● DIRECTIVE:
Copy the data precisely, character for character, and leave out every picture.

──────────────────────────────

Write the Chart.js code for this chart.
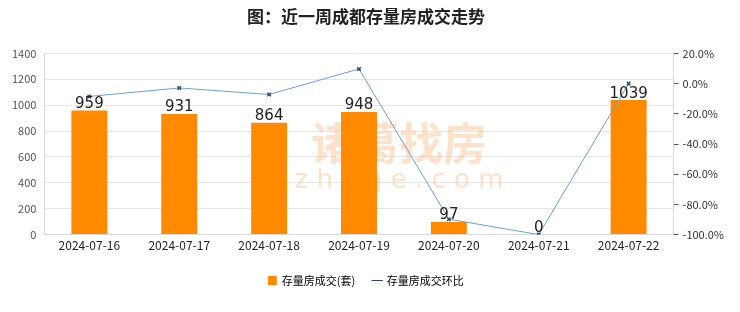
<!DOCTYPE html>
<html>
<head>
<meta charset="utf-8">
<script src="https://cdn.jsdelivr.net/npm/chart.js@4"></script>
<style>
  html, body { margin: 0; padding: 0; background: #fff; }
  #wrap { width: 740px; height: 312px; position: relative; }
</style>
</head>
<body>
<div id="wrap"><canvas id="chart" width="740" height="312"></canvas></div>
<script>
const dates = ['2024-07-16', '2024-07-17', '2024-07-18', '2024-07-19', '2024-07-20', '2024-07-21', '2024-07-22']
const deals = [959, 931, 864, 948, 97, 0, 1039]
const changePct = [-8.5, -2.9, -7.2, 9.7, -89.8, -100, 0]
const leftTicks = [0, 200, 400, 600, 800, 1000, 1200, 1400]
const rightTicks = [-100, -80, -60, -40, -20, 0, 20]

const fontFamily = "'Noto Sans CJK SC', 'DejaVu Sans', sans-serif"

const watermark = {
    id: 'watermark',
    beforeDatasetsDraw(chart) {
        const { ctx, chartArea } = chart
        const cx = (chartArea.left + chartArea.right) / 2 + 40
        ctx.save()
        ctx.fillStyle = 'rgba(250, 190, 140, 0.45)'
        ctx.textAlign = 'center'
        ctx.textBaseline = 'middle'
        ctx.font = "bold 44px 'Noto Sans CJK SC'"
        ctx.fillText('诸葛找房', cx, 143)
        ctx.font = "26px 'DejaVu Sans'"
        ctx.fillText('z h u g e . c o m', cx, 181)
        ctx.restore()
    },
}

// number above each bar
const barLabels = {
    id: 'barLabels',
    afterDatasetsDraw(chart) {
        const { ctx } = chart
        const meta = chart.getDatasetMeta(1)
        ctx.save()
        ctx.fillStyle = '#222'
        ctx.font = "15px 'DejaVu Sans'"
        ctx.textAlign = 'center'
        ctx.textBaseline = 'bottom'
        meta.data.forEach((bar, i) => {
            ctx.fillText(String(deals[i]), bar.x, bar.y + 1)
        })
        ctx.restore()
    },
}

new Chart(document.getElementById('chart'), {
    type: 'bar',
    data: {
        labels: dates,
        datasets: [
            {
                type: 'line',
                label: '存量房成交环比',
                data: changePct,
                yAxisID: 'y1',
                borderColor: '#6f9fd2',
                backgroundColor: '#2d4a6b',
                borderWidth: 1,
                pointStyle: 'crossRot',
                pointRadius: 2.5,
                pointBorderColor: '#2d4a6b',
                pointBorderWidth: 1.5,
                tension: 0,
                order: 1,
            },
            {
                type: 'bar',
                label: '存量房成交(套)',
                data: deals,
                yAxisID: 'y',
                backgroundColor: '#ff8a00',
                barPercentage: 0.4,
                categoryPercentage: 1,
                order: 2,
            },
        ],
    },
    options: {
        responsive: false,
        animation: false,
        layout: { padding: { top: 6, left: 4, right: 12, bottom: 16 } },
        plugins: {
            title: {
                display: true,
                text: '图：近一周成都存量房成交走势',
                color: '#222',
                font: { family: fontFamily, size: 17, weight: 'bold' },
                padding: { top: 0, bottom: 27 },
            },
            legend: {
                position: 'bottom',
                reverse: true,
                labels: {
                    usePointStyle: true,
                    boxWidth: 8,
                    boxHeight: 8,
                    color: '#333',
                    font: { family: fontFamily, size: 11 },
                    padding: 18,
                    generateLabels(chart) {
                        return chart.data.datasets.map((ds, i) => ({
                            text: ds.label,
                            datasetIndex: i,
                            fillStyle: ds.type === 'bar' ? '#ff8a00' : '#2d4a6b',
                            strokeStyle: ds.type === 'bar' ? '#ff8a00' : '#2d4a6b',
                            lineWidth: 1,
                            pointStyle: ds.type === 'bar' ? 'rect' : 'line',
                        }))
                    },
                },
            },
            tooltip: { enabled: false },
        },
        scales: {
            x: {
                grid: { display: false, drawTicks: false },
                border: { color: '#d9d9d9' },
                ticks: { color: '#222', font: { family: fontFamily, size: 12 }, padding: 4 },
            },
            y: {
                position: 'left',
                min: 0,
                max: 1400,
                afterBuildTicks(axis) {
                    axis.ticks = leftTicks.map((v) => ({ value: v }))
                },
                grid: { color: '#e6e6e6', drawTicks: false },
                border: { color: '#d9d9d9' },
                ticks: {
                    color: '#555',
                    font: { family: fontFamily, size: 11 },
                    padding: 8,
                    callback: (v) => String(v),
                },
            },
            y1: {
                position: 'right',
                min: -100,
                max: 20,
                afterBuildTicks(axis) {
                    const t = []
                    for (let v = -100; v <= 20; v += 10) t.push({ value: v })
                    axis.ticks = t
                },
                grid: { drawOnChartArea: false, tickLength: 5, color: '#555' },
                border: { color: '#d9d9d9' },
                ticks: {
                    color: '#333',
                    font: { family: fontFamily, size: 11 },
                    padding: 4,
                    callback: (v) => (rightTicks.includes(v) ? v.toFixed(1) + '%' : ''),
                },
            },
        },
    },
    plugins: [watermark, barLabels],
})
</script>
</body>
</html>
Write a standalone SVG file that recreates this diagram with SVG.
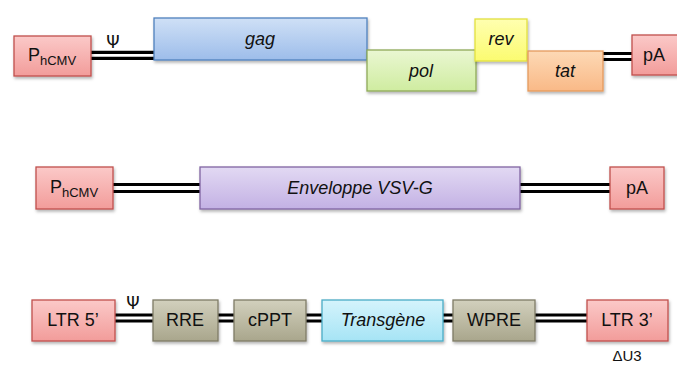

──────────────────────────────

● FULL SOLUTION:
Write the Chart.js code for this chart.
<!DOCTYPE html>
<html>
<head>
<meta charset="utf-8">
<script src="https://cdn.jsdelivr.net/npm/chart.js@4"></script>
<style>
  html, body { margin: 0; padding: 0; background: #fff; }
  #wrap { width: 740px; height: 312px; position: relative; }
</style>
</head>
<body>
<div id="wrap"><canvas id="chart" width="740" height="312"></canvas></div>
<script>
const dates = ['2024-07-16', '2024-07-17', '2024-07-18', '2024-07-19', '2024-07-20', '2024-07-21', '2024-07-22']
const deals = [959, 931, 864, 948, 97, 0, 1039]
const changePct = [-8.5, -2.9, -7.2, 9.7, -89.8, -100, 0]
const leftTicks = [0, 200, 400, 600, 800, 1000, 1200, 1400]
const rightTicks = [-100, -80, -60, -40, -20, 0, 20]

const fontFamily = "'Noto Sans CJK SC', 'DejaVu Sans', sans-serif"

const watermark = {
    id: 'watermark',
    beforeDatasetsDraw(chart) {
        const { ctx, chartArea } = chart
        const cx = (chartArea.left + chartArea.right) / 2 + 40
        ctx.save()
        ctx.fillStyle = 'rgba(250, 190, 140, 0.45)'
        ctx.textAlign = 'center'
        ctx.textBaseline = 'middle'
        ctx.font = "bold 44px 'Noto Sans CJK SC'"
        ctx.fillText('诸葛找房', cx, 143)
        ctx.font = "26px 'DejaVu Sans'"
        ctx.fillText('z h u g e . c o m', cx, 181)
        ctx.restore()
    },
}

// number above each bar
const barLabels = {
    id: 'barLabels',
    afterDatasetsDraw(chart) {
        const { ctx } = chart
        const meta = chart.getDatasetMeta(1)
        ctx.save()
        ctx.fillStyle = '#222'
        ctx.font = "15px 'DejaVu Sans'"
        ctx.textAlign = 'center'
        ctx.textBaseline = 'bottom'
        meta.data.forEach((bar, i) => {
            ctx.fillText(String(deals[i]), bar.x, bar.y + 1)
        })
        ctx.restore()
    },
}

new Chart(document.getElementById('chart'), {
    type: 'bar',
    data: {
        labels: dates,
        datasets: [
            {
                type: 'line',
                label: '存量房成交环比',
                data: changePct,
                yAxisID: 'y1',
                borderColor: '#6f9fd2',
                backgroundColor: '#2d4a6b',
                borderWidth: 1,
                pointStyle: 'crossRot',
                pointRadius: 2.5,
                pointBorderColor: '#2d4a6b',
                pointBorderWidth: 1.5,
                tension: 0,
                order: 1,
            },
            {
                type: 'bar',
                label: '存量房成交(套)',
                data: deals,
                yAxisID: 'y',
                backgroundColor: '#ff8a00',
                barPercentage: 0.4,
                categoryPercentage: 1,
                order: 2,
            },
        ],
    },
    options: {
        responsive: false,
        animation: false,
        layout: { padding: { top: 6, left: 4, right: 12, bottom: 16 } },
        plugins: {
            title: {
                display: true,
                text: '图：近一周成都存量房成交走势',
                color: '#222',
                font: { family: fontFamily, size: 17, weight: 'bold' },
                padding: { top: 0, bottom: 27 },
            },
            legend: {
                position: 'bottom',
                reverse: true,
                labels: {
                    usePointStyle: true,
                    boxWidth: 8,
                    boxHeight: 8,
                    color: '#333',
                    font: { family: fontFamily, size: 11 },
                    padding: 18,
                    generateLabels(chart) {
                        return chart.data.datasets.map((ds, i) => ({
                            text: ds.label,
                            datasetIndex: i,
                            fillStyle: ds.type === 'bar' ? '#ff8a00' : '#2d4a6b',
                            strokeStyle: ds.type === 'bar' ? '#ff8a00' : '#2d4a6b',
                            lineWidth: 1,
                            pointStyle: ds.type === 'bar' ? 'rect' : 'line',
                        }))
                    },
                },
            },
            tooltip: { enabled: false },
        },
        scales: {
            x: {
                grid: { display: false, drawTicks: false },
                border: { color: '#d9d9d9' },
                ticks: { color: '#222', font: { family: fontFamily, size: 12 }, padding: 4 },
            },
            y: {
                position: 'left',
                min: 0,
                max: 1400,
                afterBuildTicks(axis) {
                    axis.ticks = leftTicks.map((v) => ({ value: v }))
                },
                grid: { color: '#e6e6e6', drawTicks: false },
                border: { color: '#d9d9d9' },
                ticks: {
                    color: '#555',
                    font: { family: fontFamily, size: 11 },
                    padding: 8,
                    callback: (v) => String(v),
                },
            },
            y1: {
                position: 'right',
                min: -100,
                max: 20,
                afterBuildTicks(axis) {
                    const t = []
                    for (let v = -100; v <= 20; v += 10) t.push({ value: v })
                    axis.ticks = t
                },
                grid: { drawOnChartArea: false, tickLength: 5, color: '#555' },
                border: { color: '#d9d9d9' },
                ticks: {
                    color: '#333',
                    font: { family: fontFamily, size: 11 },
                    padding: 4,
                    callback: (v) => (rightTicks.includes(v) ? v.toFixed(1) + '%' : ''),
                },
            },
        },
    },
    plugins: [watermark, barLabels],
})
</script>
</body>
</html>
Write a standalone SVG file that recreates this diagram with SVG.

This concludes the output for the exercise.